Encodable incorrect Json string with URL and Decimal existentials

itaiferber · November 30, 2023, 4:06pm

Yes, with AnyEncodable you need to be careful to ensure the right encoding/decoding strategies are used, but there's an even more fundamental constraint you need to watch out for.

In order to decode a value from data at runtime, information about what type of value to create needs to be present somewhere. For some serialization APIs, that information lives inside of the data itself; for others, that information lives externally (in code, in a schema, etc.). Storing type information in the data itself has the benefit of the consumer not needing to know the type in order to correctly read the data, but with the drawbacks that (1) this type might not be valid for the reader (e.g., it might not exist at runtime), and (2) that the type information can be messed with or corrupted (intentionally or unintentionally).

Codable, for security and interoperability with other consumers, leaves type information out of the encoded data — which means it needs to live somewhere; in this case, it's defined in code as the static type which you request to decode.

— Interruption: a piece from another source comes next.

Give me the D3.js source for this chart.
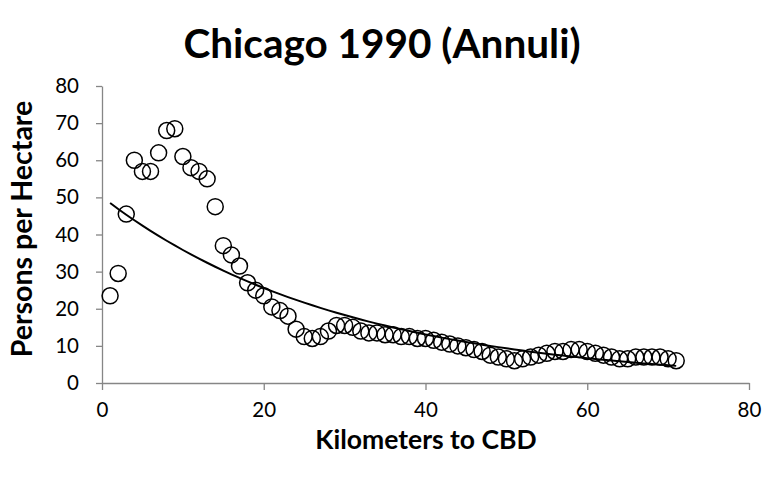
<!DOCTYPE html>
<html>
<head>
<meta charset="utf-8">
<script src="https://cdn.jsdelivr.net/npm/d3@7"></script>
<style>
  body { margin: 0; background: #fff; }
  text { font-family: Lato, "Open Sans", sans-serif; }
</style>
</head>
<body>
<svg width="766" height="479"></svg>
<script>
const w = 766;
const h = 479;

// km from CBD, persons per hectare
const distances = d3.range(1, 72);
const density = [
  23.5, 29.5, 45.5, 60, 57, 57, 62, 68, 68.5, 61,
  58, 57, 55, 47.5, 37, 34.5, 31.5, 27, 25, 23.5,
  20.5, 19.5, 18, 14.5, 12.5, 12, 12.5, 14, 15.5, 15.5,
  15, 14, 13.5, 13.5, 13, 13, 12.5, 12.5, 12, 12,
  11.5, 11, 10.5, 10, 9.5, 9, 8.5, 7.5, 7, 6.5,
  6, 6.5, 7, 7.5, 8, 8.5, 8.5, 9, 9, 8.5,
  8, 7.5, 7, 6.5, 6.5, 7, 7, 7, 7, 6.5, 6
];
const xTicks = [0, 20, 40, 60, 80];
const yTicks = [0, 10, 20, 30, 40, 50, 60, 70, 80];

const data = distances.map((d, i) => ({ x: d, y: density[i] }));

const svg = d3.select("svg");

const xScale = d3.scaleLinear().domain([0, 80]).range([102, 749]);
const yScale = d3.scaleLinear().domain([0, 80]).range([383, 86]);

// exponential trendline, least squares on ln(y) like Excel
const mx = d3.mean(data, d => d.x);
const my = d3.mean(data, d => Math.log(d.y));
const b = d3.sum(data, d => (d.x - mx) * (Math.log(d.y) - my)) /
          d3.sum(data, d => (d.x - mx) * (d.x - mx));
const a = Math.exp(my - b * mx);
const trend = distances.map(x => ({ x, y: a * Math.exp(b * x) }));

const xAxis = d3.axisBottom(xScale).tickValues(xTicks).tickSize(7).tickSizeOuter(0);
const yAxis = d3.axisLeft(yScale).tickValues(yTicks).tickSize(6).tickSizeOuter(0);

const gx = svg.append("g")
  .attr("transform", `translate(0, ${yScale(0)})`)
  .call(xAxis);
gx.select(".domain").attr("stroke", "#868686").attr("stroke-width", 1.3);
gx.selectAll(".tick line").attr("stroke", "#868686").attr("stroke-width", 1.3);
gx.selectAll(".tick text")
  .attr("font-size", 20.5)
  .attr("fill", "#000")
  .attr("y", 15)
  .attr("dy", "0.95em")
  .style("font-family", "Lato, sans-serif");

const gy = svg.append("g")
  .attr("transform", `translate(${xScale(0)}, 0)`)
  .call(yAxis);
gy.select(".domain").attr("stroke", "#868686").attr("stroke-width", 1.3);
gy.selectAll(".tick line").attr("stroke", "#868686").attr("stroke-width", 1.3);
gy.selectAll(".tick text")
  .attr("font-size", 20.5)
  .attr("fill", "#000")
  .attr("x", -23)
  .style("font-family", "Lato, sans-serif");

// points
svg.append("g")
  .selectAll("circle")
  .data(data)
  .enter()
  .append("circle")
  .attr("cx", d => xScale(d.x))
  .attr("cy", d => yScale(d.y))
  .attr("r", 8)
  .attr("fill", "none")
  .attr("stroke", "#000")
  .attr("stroke-width", 1.5);

// trendline
svg.append("path")
  .datum(trend)
  .attr("fill", "none")
  .attr("stroke", "#000")
  .attr("stroke-width", 2)
  .attr("d", d3.line().x(d => xScale(d.x)).y(d => yScale(d.y)).curve(d3.curveMonotoneX));

// titles
svg.append("text")
  .attr("x", 382)
  .attr("y", 58)
  .attr("text-anchor", "middle")
  .attr("font-size", 40.5)
  .attr("font-weight", "bold")
  .text("Chicago 1990 (Annuli)");

svg.append("text")
  .attr("x", 426)
  .attr("y", 449)
  .attr("text-anchor", "middle")
  .attr("font-size", 26.5)
  .attr("font-weight", "bold")
  .text("Kilometers to CBD");

svg.append("text")
  .attr("transform", "translate(32, 229) rotate(-90)")
  .attr("text-anchor", "middle")
  .attr("font-size", 28.5)
  .attr("font-weight", "bold")
  .text("Persons per Hectare");
</script>
</body>
</html>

The benefit to this is that you can decode data that would be ambiguous otherwise; for example, the value 723052783.047189 in an archive could represent some Double value, but it can also be a Date encoded using its underlying floating-point representation. You can't work backwards from the value to figure out what the encoded type was, but if that type is in the code, this is trivial.

The drawback to this is that if the static type of the value isn't in the code, you can't decode the value at all. And this is the danger with AnyEncodable: by type-erasing the values, it's not always possible to work backwards to decode the data again: your [AnyEncodable] containing only Double values could look identical to an [AnyEncodable] containing only Date values encoded with the .deferredToDate encoding strategy. If you don't know what the types were at encode time, it's highly unlikely that you'll actually know them at decode time.

If you know for certain that you'll never ever need to decode the values (e.g., you're writing something which is an export-only tool by definition), then this isn't something you need to think about. But requirements can change over time, and you may find yourself in a situation where you do actually need to be able to read the data back, and need to find another encoding scheme that allows you to do that.